Supervised learning is the most common machine learning problem. In Supervised Learning we already know what the correct output should be like.
There are two categories for supervised learning, first one is “regression problem” and the second one is “classification problem”. I will explain both with examples.
In regression we have an output that is continous and we are trying to predict what will be the correct answer/output/label for our input. Lets see an example to understand the concept better.
Let’s say we have a friend who has a chocalate company. He has a lot of money and he wants to make his product sell as many as Snickers. OK. But his chocalates are not famous as Snickers. Now , what he should do is, take a look at the competitor. There is a chart which has two dimensions. One is the price. Another is the popularity. Now that since we have continous output for the prices. We will predict the one that we are looking for. (I will just give the popularities according to myself.)

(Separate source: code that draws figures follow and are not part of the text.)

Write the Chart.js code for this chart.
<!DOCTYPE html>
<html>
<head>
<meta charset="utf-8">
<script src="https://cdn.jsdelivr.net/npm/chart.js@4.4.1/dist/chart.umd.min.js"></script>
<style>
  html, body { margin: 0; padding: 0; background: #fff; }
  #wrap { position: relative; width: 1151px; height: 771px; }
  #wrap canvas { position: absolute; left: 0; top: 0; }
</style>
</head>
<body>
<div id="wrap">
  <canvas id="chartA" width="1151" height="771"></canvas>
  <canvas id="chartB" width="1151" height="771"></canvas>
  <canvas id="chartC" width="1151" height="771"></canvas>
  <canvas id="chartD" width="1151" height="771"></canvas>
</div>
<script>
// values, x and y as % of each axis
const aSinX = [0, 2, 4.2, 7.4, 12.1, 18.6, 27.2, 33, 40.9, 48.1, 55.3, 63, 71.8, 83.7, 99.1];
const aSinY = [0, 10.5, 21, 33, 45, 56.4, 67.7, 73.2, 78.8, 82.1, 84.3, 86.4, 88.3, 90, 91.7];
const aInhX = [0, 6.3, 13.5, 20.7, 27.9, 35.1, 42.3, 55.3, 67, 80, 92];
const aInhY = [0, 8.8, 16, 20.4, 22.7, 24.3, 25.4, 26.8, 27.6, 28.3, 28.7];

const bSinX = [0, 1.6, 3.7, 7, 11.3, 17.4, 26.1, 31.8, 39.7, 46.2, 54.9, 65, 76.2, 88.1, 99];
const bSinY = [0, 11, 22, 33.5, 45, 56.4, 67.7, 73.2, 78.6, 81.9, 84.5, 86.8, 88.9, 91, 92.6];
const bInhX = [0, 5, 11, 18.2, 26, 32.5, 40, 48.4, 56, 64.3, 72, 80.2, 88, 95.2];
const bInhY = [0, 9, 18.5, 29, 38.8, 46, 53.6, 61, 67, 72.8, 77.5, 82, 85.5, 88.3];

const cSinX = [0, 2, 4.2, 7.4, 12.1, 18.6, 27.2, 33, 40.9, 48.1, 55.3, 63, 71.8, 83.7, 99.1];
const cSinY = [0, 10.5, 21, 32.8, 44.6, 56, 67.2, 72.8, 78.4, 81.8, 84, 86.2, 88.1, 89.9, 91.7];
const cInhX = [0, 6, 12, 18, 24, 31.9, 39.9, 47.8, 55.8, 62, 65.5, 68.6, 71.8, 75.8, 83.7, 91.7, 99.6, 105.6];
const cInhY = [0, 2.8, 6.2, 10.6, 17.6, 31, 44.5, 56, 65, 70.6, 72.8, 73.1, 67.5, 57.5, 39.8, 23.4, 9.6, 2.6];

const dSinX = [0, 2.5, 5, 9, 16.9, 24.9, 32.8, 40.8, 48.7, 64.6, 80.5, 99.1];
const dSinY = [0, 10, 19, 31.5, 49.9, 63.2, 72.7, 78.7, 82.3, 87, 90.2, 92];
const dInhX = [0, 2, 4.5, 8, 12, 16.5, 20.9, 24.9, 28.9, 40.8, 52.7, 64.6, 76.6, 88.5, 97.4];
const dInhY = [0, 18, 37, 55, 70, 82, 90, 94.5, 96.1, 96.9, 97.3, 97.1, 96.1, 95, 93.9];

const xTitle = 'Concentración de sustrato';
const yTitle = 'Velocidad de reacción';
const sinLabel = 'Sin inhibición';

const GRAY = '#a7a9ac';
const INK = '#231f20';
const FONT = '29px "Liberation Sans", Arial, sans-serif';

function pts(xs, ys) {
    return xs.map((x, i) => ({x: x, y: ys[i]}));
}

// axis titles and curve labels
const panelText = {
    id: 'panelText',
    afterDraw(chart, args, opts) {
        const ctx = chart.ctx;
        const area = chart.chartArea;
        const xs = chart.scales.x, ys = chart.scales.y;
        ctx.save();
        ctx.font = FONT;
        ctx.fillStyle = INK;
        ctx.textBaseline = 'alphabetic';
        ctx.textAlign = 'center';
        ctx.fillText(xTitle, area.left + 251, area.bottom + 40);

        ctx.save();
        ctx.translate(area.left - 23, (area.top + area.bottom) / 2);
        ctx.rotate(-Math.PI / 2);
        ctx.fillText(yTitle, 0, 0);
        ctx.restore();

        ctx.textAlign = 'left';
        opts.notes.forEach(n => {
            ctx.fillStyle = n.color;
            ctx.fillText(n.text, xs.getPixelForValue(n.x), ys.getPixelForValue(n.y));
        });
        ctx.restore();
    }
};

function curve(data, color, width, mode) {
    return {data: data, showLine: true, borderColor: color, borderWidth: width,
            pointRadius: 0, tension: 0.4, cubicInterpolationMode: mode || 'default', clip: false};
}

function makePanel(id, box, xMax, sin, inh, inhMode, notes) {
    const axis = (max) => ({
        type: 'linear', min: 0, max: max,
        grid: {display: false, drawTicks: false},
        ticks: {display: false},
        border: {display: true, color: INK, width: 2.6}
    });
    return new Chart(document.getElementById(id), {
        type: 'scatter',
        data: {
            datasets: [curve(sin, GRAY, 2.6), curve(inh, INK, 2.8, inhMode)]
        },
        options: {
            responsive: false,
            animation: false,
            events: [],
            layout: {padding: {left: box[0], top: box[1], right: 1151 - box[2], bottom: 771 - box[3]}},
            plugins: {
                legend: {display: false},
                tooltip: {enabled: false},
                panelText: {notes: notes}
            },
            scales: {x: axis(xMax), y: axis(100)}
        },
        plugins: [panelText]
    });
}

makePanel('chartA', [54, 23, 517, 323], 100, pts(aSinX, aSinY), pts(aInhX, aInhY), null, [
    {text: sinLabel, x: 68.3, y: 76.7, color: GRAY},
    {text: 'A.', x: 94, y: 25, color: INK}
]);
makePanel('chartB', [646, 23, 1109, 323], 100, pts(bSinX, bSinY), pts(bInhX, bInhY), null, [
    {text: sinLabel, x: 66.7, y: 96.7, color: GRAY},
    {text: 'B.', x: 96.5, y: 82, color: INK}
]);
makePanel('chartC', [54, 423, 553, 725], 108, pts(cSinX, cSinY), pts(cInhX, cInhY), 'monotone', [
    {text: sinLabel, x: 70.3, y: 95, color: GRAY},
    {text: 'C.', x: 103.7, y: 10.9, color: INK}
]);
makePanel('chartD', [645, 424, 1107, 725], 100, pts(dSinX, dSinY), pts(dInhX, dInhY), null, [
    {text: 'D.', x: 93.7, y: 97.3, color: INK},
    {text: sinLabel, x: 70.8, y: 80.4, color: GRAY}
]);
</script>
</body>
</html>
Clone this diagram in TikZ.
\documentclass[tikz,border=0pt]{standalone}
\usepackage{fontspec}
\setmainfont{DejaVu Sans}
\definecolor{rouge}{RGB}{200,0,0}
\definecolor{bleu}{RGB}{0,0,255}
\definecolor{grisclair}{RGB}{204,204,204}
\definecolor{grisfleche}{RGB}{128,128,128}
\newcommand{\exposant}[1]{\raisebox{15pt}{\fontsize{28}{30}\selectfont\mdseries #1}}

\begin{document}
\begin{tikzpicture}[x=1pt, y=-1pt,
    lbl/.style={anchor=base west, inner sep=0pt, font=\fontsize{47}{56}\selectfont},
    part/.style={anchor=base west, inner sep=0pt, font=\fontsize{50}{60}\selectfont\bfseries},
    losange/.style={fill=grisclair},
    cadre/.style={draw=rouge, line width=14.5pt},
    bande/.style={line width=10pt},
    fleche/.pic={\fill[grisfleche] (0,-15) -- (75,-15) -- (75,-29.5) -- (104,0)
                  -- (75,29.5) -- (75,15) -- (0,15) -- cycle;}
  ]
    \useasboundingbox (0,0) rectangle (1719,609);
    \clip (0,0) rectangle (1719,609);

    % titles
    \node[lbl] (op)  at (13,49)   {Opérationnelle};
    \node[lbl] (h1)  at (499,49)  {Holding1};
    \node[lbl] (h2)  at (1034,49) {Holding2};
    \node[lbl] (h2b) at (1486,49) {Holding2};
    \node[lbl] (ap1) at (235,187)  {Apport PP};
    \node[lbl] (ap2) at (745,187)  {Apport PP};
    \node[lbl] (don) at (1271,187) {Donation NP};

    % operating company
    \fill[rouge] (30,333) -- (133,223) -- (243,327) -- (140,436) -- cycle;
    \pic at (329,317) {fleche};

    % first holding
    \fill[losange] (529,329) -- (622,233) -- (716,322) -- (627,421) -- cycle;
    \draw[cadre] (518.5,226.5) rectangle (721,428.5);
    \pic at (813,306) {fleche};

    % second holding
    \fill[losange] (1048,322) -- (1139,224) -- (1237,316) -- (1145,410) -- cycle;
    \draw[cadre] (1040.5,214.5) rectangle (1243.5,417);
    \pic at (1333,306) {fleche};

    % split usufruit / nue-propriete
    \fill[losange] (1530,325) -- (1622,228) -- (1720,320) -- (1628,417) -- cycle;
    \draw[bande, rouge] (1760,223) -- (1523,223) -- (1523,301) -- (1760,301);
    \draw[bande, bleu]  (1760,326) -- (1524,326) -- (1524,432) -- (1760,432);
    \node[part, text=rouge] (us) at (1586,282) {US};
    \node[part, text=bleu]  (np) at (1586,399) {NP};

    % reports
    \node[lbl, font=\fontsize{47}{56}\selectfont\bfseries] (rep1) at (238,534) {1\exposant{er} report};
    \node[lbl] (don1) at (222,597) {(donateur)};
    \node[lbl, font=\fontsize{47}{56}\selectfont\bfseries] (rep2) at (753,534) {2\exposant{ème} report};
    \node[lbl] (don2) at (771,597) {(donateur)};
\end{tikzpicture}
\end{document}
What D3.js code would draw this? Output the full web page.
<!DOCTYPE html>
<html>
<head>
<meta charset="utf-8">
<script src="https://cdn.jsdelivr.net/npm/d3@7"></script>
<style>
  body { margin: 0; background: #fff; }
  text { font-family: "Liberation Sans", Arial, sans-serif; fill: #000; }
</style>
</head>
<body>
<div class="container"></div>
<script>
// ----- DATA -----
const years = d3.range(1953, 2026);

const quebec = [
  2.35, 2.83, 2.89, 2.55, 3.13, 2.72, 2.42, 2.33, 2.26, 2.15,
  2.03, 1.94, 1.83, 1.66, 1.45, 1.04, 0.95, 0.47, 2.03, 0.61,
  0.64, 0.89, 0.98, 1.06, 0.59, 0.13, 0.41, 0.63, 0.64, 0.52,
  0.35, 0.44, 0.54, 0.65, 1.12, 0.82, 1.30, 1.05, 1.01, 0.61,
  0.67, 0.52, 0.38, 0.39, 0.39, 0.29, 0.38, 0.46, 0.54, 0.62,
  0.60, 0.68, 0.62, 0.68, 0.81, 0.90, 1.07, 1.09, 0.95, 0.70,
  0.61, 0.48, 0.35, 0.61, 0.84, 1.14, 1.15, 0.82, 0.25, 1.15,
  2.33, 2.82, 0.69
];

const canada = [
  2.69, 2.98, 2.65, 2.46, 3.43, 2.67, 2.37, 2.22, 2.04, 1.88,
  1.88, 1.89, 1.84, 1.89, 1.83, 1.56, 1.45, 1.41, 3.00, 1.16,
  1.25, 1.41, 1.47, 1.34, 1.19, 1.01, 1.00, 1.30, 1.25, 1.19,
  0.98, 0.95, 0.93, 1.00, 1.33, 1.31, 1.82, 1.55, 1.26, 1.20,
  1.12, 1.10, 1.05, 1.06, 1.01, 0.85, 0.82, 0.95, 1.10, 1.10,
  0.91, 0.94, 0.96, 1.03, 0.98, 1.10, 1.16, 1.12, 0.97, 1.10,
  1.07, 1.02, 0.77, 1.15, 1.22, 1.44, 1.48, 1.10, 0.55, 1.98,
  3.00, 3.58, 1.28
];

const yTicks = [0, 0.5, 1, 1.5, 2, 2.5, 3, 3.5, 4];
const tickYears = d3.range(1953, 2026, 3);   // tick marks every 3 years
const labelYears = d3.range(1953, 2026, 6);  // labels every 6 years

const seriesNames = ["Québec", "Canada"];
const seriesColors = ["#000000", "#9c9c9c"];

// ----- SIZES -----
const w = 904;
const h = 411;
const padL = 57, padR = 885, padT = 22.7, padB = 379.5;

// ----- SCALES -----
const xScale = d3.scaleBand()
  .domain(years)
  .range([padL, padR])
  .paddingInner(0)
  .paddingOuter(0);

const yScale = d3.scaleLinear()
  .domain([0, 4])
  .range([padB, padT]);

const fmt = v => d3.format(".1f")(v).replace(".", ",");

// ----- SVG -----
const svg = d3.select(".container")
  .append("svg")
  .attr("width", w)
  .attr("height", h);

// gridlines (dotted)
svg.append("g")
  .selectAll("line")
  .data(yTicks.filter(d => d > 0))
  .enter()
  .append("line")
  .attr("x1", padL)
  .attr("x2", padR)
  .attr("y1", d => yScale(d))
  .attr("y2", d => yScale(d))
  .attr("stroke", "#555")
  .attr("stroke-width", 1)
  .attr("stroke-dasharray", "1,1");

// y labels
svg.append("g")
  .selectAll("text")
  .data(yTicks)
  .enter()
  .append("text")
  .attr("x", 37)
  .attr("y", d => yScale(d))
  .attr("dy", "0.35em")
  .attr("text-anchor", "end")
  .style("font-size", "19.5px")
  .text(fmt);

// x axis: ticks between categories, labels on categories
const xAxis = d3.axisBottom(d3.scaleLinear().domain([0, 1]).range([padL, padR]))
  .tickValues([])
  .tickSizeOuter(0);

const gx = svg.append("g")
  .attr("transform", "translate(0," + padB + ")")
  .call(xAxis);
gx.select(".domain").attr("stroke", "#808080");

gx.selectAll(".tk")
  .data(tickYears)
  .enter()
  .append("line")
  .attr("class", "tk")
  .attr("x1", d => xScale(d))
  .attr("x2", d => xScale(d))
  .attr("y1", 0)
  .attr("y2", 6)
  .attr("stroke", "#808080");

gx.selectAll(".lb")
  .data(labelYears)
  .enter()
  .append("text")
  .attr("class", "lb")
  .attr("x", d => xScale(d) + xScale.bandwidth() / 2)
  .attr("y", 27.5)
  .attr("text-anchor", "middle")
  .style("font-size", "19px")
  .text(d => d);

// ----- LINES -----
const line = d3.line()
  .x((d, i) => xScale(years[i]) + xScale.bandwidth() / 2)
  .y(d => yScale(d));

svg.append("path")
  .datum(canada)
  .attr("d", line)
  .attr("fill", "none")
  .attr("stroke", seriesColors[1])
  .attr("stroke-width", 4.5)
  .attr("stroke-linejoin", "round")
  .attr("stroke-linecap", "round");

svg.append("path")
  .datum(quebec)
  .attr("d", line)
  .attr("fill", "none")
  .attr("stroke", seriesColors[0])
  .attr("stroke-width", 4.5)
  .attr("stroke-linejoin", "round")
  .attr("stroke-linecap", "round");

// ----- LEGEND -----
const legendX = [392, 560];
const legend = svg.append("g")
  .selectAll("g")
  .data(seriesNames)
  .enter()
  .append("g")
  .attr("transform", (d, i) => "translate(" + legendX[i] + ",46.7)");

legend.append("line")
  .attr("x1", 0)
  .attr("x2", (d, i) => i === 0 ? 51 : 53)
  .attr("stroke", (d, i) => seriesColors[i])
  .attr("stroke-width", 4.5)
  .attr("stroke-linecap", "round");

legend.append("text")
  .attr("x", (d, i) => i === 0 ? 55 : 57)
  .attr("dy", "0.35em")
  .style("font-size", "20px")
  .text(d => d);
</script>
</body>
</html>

Now, looking at this output. What should we do is, putting a straight or polinomial line to the outputs.
Then we will have our line that will help us to predict the price. According to the surveys, our chocalates have 8 point for the popularity. So what will be the best price according to the survey and the industry…
It seems something like 70¢ …
This is the regression problem …
In classification, the simplest one, binary classification, we have two options, either true or false. We also can say that we will predict the result in a binary map. Let’s check an example.
Let’s give an absurd example so that it will be more permament. So we have a friend who just ate 5 kilos of Nutella and he is 24 years old. We want to predict if he will get sick or not. And we have a dataset that have people’s ages that ate 5 kilos of Nutella and got the sick or not !!
So according to this graph our friend will get sick or not. It is a binary example. There is just two probabalities. This is a classification problem. Let’s see the expected result …
(He will probably get sick, according to our prediction.)
The unsupervised learning is the second most common machine learning problem. In unsupervised learning we don’t know the result for each input. We will obtain a structure form the data. We do not know what are the exact effects of our inputs. We will use clustering for this.
We basically will seperate the data according to variables.
Let’s say you got hundred different composition classes’ final essays. They all have different topics. What clustering do is, classifying all the essays according to their topics. So that if we use clustering, all these classes’ articles will be separated. This is just one variable (topic). If you want, you can add more variables to make the groups more specific. In this case we can add words count for example.